■ Dataset extract ■
◇ ◇ ◇ ◇ ◇

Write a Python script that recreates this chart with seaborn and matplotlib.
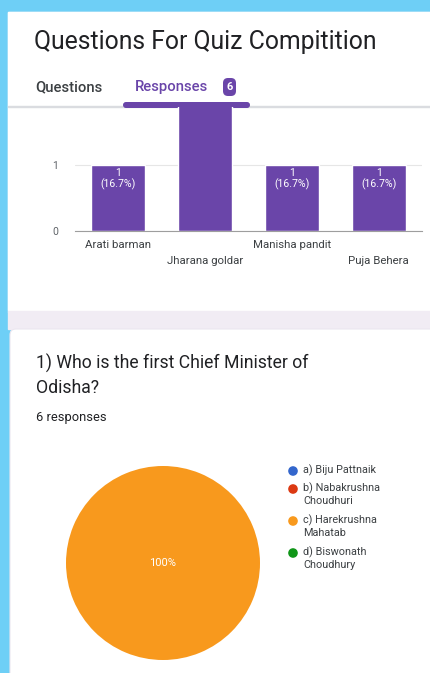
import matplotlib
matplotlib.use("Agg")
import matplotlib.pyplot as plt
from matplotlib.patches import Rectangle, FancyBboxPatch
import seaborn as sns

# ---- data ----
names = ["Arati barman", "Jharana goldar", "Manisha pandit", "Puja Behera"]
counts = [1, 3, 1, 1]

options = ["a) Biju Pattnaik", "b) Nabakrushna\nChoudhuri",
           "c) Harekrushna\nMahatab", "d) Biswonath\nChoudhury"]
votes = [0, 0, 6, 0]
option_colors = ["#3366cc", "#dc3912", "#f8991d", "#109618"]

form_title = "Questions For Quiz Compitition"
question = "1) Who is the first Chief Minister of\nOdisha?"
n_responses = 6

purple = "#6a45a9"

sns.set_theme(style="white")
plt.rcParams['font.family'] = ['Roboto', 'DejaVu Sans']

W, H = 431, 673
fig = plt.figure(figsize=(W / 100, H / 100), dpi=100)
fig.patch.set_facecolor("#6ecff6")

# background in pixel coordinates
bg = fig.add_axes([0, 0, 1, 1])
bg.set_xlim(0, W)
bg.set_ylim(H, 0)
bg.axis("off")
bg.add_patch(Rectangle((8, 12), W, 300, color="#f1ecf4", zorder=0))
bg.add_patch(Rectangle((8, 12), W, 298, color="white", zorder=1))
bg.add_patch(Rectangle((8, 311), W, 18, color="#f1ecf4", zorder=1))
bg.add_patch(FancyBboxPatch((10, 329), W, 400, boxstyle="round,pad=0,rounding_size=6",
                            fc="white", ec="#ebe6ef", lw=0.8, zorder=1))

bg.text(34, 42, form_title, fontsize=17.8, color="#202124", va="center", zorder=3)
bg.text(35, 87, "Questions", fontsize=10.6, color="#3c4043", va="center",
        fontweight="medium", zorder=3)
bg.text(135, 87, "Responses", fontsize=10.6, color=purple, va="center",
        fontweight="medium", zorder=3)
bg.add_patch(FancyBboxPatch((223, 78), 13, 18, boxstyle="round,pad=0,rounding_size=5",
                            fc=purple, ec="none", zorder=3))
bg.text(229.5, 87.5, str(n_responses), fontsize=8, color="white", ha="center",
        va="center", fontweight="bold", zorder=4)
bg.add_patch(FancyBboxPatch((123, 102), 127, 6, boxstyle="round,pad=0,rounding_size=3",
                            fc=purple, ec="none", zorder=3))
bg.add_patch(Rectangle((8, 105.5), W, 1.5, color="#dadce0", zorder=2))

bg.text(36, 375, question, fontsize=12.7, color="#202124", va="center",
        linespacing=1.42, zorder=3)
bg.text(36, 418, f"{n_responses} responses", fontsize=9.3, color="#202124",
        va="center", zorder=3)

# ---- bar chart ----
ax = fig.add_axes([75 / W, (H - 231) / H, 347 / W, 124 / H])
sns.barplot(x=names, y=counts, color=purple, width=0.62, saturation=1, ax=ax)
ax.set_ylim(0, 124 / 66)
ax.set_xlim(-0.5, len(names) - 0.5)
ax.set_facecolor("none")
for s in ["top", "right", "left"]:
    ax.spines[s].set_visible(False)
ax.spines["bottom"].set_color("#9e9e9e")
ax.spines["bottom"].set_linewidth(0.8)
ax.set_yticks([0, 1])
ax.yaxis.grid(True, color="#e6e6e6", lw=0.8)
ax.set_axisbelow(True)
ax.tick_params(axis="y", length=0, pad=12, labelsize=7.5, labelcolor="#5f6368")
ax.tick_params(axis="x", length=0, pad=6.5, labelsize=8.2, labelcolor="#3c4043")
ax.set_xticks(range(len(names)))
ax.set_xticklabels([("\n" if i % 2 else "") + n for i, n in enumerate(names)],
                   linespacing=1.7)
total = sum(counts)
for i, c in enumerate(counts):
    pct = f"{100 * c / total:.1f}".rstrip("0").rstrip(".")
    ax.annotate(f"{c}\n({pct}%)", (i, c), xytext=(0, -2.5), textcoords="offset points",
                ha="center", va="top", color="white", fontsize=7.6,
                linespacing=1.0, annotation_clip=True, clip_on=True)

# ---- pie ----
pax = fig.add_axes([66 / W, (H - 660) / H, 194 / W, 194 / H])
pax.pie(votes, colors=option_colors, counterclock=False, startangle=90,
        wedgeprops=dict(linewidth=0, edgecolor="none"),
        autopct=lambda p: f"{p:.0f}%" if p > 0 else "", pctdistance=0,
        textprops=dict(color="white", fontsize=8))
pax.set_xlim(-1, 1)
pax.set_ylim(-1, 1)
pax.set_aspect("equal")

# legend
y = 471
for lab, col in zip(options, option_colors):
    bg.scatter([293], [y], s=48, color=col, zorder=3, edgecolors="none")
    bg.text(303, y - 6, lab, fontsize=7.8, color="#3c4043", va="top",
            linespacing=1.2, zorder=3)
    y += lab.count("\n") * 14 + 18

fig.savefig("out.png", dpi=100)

◇ ◇ ◇ ◇ ◇

Every line of the data above should be quoted exactly. Omit the pictures.

■ The response ■
Write a Python script that recreates this chart with seaborn and matplotlib.
import matplotlib
matplotlib.use("Agg")
import matplotlib.pyplot as plt
from matplotlib.patches import Rectangle, FancyBboxPatch
import seaborn as sns

# ---- data ----
names = ["Arati barman", "Jharana goldar", "Manisha pandit", "Puja Behera"]
counts = [1, 3, 1, 1]

options = ["a) Biju Pattnaik", "b) Nabakrushna\nChoudhuri",
           "c) Harekrushna\nMahatab", "d) Biswonath\nChoudhury"]
votes = [0, 0, 6, 0]
option_colors = ["#3366cc", "#dc3912", "#f8991d", "#109618"]

form_title = "Questions For Quiz Compitition"
question = "1) Who is the first Chief Minister of\nOdisha?"
n_responses = 6

purple = "#6a45a9"

sns.set_theme(style="white")
plt.rcParams['font.family'] = ['Roboto', 'DejaVu Sans']

W, H = 431, 673
fig = plt.figure(figsize=(W / 100, H / 100), dpi=100)
fig.patch.set_facecolor("#6ecff6")

# background in pixel coordinates
bg = fig.add_axes([0, 0, 1, 1])
bg.set_xlim(0, W)
bg.set_ylim(H, 0)
bg.axis("off")
bg.add_patch(Rectangle((8, 12), W, 300, color="#f1ecf4", zorder=0))
bg.add_patch(Rectangle((8, 12), W, 298, color="white", zorder=1))
bg.add_patch(Rectangle((8, 311), W, 18, color="#f1ecf4", zorder=1))
bg.add_patch(FancyBboxPatch((10, 329), W, 400, boxstyle="round,pad=0,rounding_size=6",
                            fc="white", ec="#ebe6ef", lw=0.8, zorder=1))

bg.text(34, 42, form_title, fontsize=17.8, color="#202124", va="center", zorder=3)
bg.text(35, 87, "Questions", fontsize=10.6, color="#3c4043", va="center",
        fontweight="medium", zorder=3)
bg.text(135, 87, "Responses", fontsize=10.6, color=purple, va="center",
        fontweight="medium", zorder=3)
bg.add_patch(FancyBboxPatch((223, 78), 13, 18, boxstyle="round,pad=0,rounding_size=5",
                            fc=purple, ec="none", zorder=3))
bg.text(229.5, 87.5, str(n_responses), fontsize=8, color="white", ha="center",
        va="center", fontweight="bold", zorder=4)
bg.add_patch(FancyBboxPatch((123, 102), 127, 6, boxstyle="round,pad=0,rounding_size=3",
                            fc=purple, ec="none", zorder=3))
bg.add_patch(Rectangle((8, 105.5), W, 1.5, color="#dadce0", zorder=2))

bg.text(36, 375, question, fontsize=12.7, color="#202124", va="center",
        linespacing=1.42, zorder=3)
bg.text(36, 418, f"{n_responses} responses", fontsize=9.3, color="#202124",
        va="center", zorder=3)

# ---- bar chart ----
ax = fig.add_axes([75 / W, (H - 231) / H, 347 / W, 124 / H])
sns.barplot(x=names, y=counts, color=purple, width=0.62, saturation=1, ax=ax)
ax.set_ylim(0, 124 / 66)
ax.set_xlim(-0.5, len(names) - 0.5)
ax.set_facecolor("none")
for s in ["top", "right", "left"]:
    ax.spines[s].set_visible(False)
ax.spines["bottom"].set_color("#9e9e9e")
ax.spines["bottom"].set_linewidth(0.8)
ax.set_yticks([0, 1])
ax.yaxis.grid(True, color="#e6e6e6", lw=0.8)
ax.set_axisbelow(True)
ax.tick_params(axis="y", length=0, pad=12, labelsize=7.5, labelcolor="#5f6368")
ax.tick_params(axis="x", length=0, pad=6.5, labelsize=8.2, labelcolor="#3c4043")
ax.set_xticks(range(len(names)))
ax.set_xticklabels([("\n" if i % 2 else "") + n for i, n in enumerate(names)],
                   linespacing=1.7)
total = sum(counts)
for i, c in enumerate(counts):
    pct = f"{100 * c / total:.1f}".rstrip("0").rstrip(".")
    ax.annotate(f"{c}\n({pct}%)", (i, c), xytext=(0, -2.5), textcoords="offset points",
                ha="center", va="top", color="white", fontsize=7.6,
                linespacing=1.0, annotation_clip=True, clip_on=True)

# ---- pie ----
pax = fig.add_axes([66 / W, (H - 660) / H, 194 / W, 194 / H])
pax.pie(votes, colors=option_colors, counterclock=False, startangle=90,
        wedgeprops=dict(linewidth=0, edgecolor="none"),
        autopct=lambda p: f"{p:.0f}%" if p > 0 else "", pctdistance=0,
        textprops=dict(color="white", fontsize=8))
pax.set_xlim(-1, 1)
pax.set_ylim(-1, 1)
pax.set_aspect("equal")

# legend
y = 471
for lab, col in zip(options, option_colors):
    bg.scatter([293], [y], s=48, color=col, zorder=3, edgecolors="none")
    bg.text(303, y - 6, lab, fontsize=7.8, color="#3c4043", va="top",
            linespacing=1.2, zorder=3)
    y += lab.count("\n") * 14 + 18

fig.savefig("out.png", dpi=100)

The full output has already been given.